Retirement: Being a Budget Conscious Grandparent

One of the joys of retiring is spending time with your grandchildren. But these relationships don ' t always come cheap. Matthew Tuttle, a certified financial planner and author of " Financial Secrets of My Wealthy Grandparents, " sees a lot of older clients digging deep to help support (or spoil) the younger generation. He told NEWSWEEK'sCaitlin McDevitt how to show love to grandchildren without going broke.

McDevitt : How is this generation of grandparents different from previous generations?
Tuttle: Today's grandparents have a larger role in babysitting [because of the high divorce rate and the large number of two-income households]. There are grandparents who are saddled with a lot of responsibility as far as watching kids, demands on their money, demands on their time.

Are grandparents overextending themselves?
Grandparenting duties can infringe on ways they have planned to spend retirement. Most people's retirement plans don't involve changing diapers or not being able to sleep at night because of a baby. They've been there, done that. And we're seeing grandparents going through that all over again.
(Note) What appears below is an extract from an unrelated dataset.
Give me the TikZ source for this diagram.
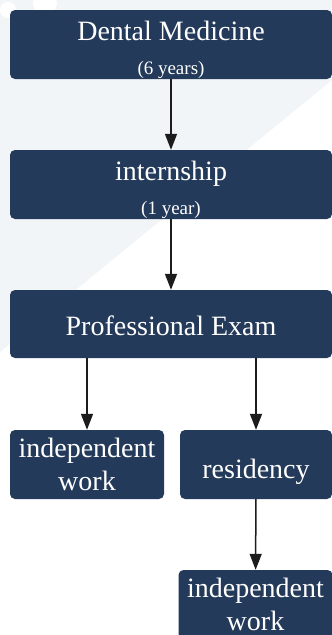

How should grandparents set limits on childcare duties?
Grandparents should not be bullied or guilted into watching kids. They need to be upfront in explaining what they can handle.
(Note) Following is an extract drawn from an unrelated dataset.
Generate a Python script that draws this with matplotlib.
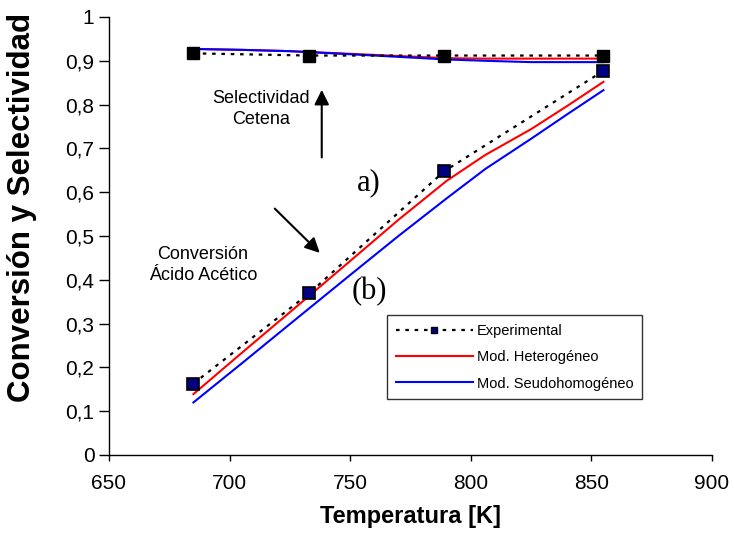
import matplotlib
matplotlib.use("Agg")
import matplotlib.pyplot as plt
from matplotlib.ticker import FuncFormatter, MultipleLocator

plt.rcParams["font.family"] = ["Liberation Sans", "DejaVu Sans"]

# experimental points
temp_exp = [685, 733, 789, 855]
sel_exp = [0.917, 0.912, 0.912, 0.912]
conv_exp = [0.163, 0.369, 0.648, 0.877]

# model curves
temp_mod = [685, 705, 725, 750, 770, 790, 806, 825, 840, 855]
sel_het = [0.927, 0.925, 0.922, 0.916, 0.911, 0.906, 0.905, 0.905, 0.905, 0.905]
sel_pseudo = [0.927, 0.925, 0.922, 0.915, 0.909, 0.903, 0.900, 0.897, 0.897, 0.897]
conv_het = [0.139, 0.233, 0.326, 0.443, 0.537, 0.626, 0.685, 0.744, 0.797, 0.852]
conv_pseudo = [0.120, 0.209, 0.299, 0.411, 0.500, 0.586, 0.653, 0.722, 0.778, 0.833]

W, H = 734, 538
fig = plt.figure(figsize=(W / 100, H / 100), dpi=100)
ax = fig.add_axes([109 / W, 1 - 455 / H, 603 / W, 438 / H])

dots = (0, (1.6, 2.6))
ax.plot(temp_mod, sel_het, color="#ff0000", lw=1.5, zorder=2)
ax.plot(temp_mod, sel_pseudo, color="#0000ff", lw=1.5, zorder=2)
ax.plot(temp_exp, sel_exp, color="black", ls=dots, lw=1.6, marker="s", ms=8.5,
        mfc="black", mec="black", zorder=3)

ax.plot(temp_mod, conv_het, color="#ff0000", lw=1.5, zorder=2)
ax.plot(temp_mod, conv_pseudo, color="#0000ff", lw=1.5, zorder=2)
ax.plot(temp_exp, conv_exp, color="black", ls=dots, lw=1.6, marker="s", ms=8.5,
        mfc="#000080", mec="black", mew=1.2, zorder=3)

# legend handles
h_exp, = ax.plot([], [], color="black", ls=dots, lw=1.6, marker="s", ms=5,
                 mfc="#000080", mec="black", label="Experimental")
h_het, = ax.plot([], [], color="#ff0000", lw=1.5, label="Mod. Heterogéneo")
h_ps, = ax.plot([], [], color="#0000ff", lw=1.5, label="Mod. Seudohomogéneo")
leg = ax.legend(handles=[h_exp, h_het, h_ps], loc="upper left",
                bbox_to_anchor=(387 / W, 1 - 315 / H), bbox_transform=fig.transFigure,
                fontsize=10.5, frameon=True, fancybox=False, edgecolor="black",
                handlelength=5.3, handletextpad=0.25, labelspacing=0.85,
                borderpad=0.6, borderaxespad=0, numpoints=1)
leg.get_frame().set_linewidth(1.0)

# annotations
ax.annotate("", xy=(738.2, 0.840), xytext=(738.2, 0.673),
            arrowprops=dict(arrowstyle="-|>", color="black", lw=1.5, mutation_scale=22))
ax.annotate("", xy=(738.2, 0.457), xytext=(717.9, 0.567),
            arrowprops=dict(arrowstyle="-|>", color="black", lw=1.5, mutation_scale=22))
ax.text(713, 0.79, "Selectividad\nCetena", ha="center", va="center", fontsize=13,
        linespacing=1.3)
ax.text(689, 0.434, "Conversión\nÁcido Acético", ha="center", va="center", fontsize=13,
        linespacing=1.3)
ax.text(757.8, 0.621, "a)", ha="center", va="center", fontsize=22,
        family="Liberation Serif")
ax.text(757.8, 0.374, "(b)", ha="center", va="center", fontsize=22,
        family="Liberation Serif")

ax.set_xlim(650, 900)
ax.set_ylim(0, 1)
ax.xaxis.set_major_locator(MultipleLocator(50))
ax.yaxis.set_major_locator(MultipleLocator(0.1))
ax.yaxis.set_major_formatter(FuncFormatter(lambda v, p: f"{v:.1f}".replace(".", ",")
                                           if 0 < v < 1 else f"{v:.0f}"))
for s in ("top", "right"):
    ax.spines[s].set_visible(False)
for s in ("left", "bottom"):
    ax.spines[s].set_linewidth(1.0)
ax.tick_params(axis="y", direction="out", length=7, width=1, pad=3.5, labelsize=15)
ax.tick_params(axis="x", direction="out", length=4.5, width=1, pad=9, labelsize=15)

fig.text(411 / W, 1 - 517 / H, "Temperatura [K]", ha="center", va="center",
         fontsize=17, fontweight="bold")
fig.text(22 / W, 1 - 207 / H, "Conversión y Selectividad", ha="center", va="center",
         rotation=90, fontsize=22.5, fontweight="bold")

fig.savefig("out.png", dpi=100)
Do most retirees have enough money saved to help their children and grandchildren financially?
It can be taxing on their budgets. With the current economy and people losing their jobs, sometimes grandparents are the only ones who have money, and they are supporting their grown kids who have their own kids. I see grandparents who impoverish themselves to make sure that their kids have money.

What advice do you have on balancing the desire to help your kids financially with the need to stay solvent?
You should not be breaking the bank to help your kids and grandkids. You need to get a good feel for the numbers to figure out what you can afford. The grandparenting piece comes in after paying the mortgage and paying the bills.

Do you see too many grandparents spending money foolishly on birthday and holiday presents?
Outright gifts to grandkids are the most common and unwise. Don't shower kids with toys and things. Instead, when grandkids start getting older—old enough to baby-sit or wait tables—the grandparents should be setting up Roth IRAs for them. The money they contribute will grow tax-free basically forever.

How important is it to leave an inheritance?
One of the best ways is to leverage the gift. If one or both of the grandparents is healthy, they can buy a life insurance policy and make sure that the grandkids get at least a certain amount of that money. That way, even if they later get sick, or go into a nursing home and that eats up all of their money, the insurance is still there for their grandkids.

If it ' s risky, why are some grandparents still giving away so much?
They like the grandkids more than they like their own children, and it gives them a sense of pride to give to them. They're always bragging. It's all about how my grandkids did this, my grandkids did that. To them, everything the grandkids do is golden.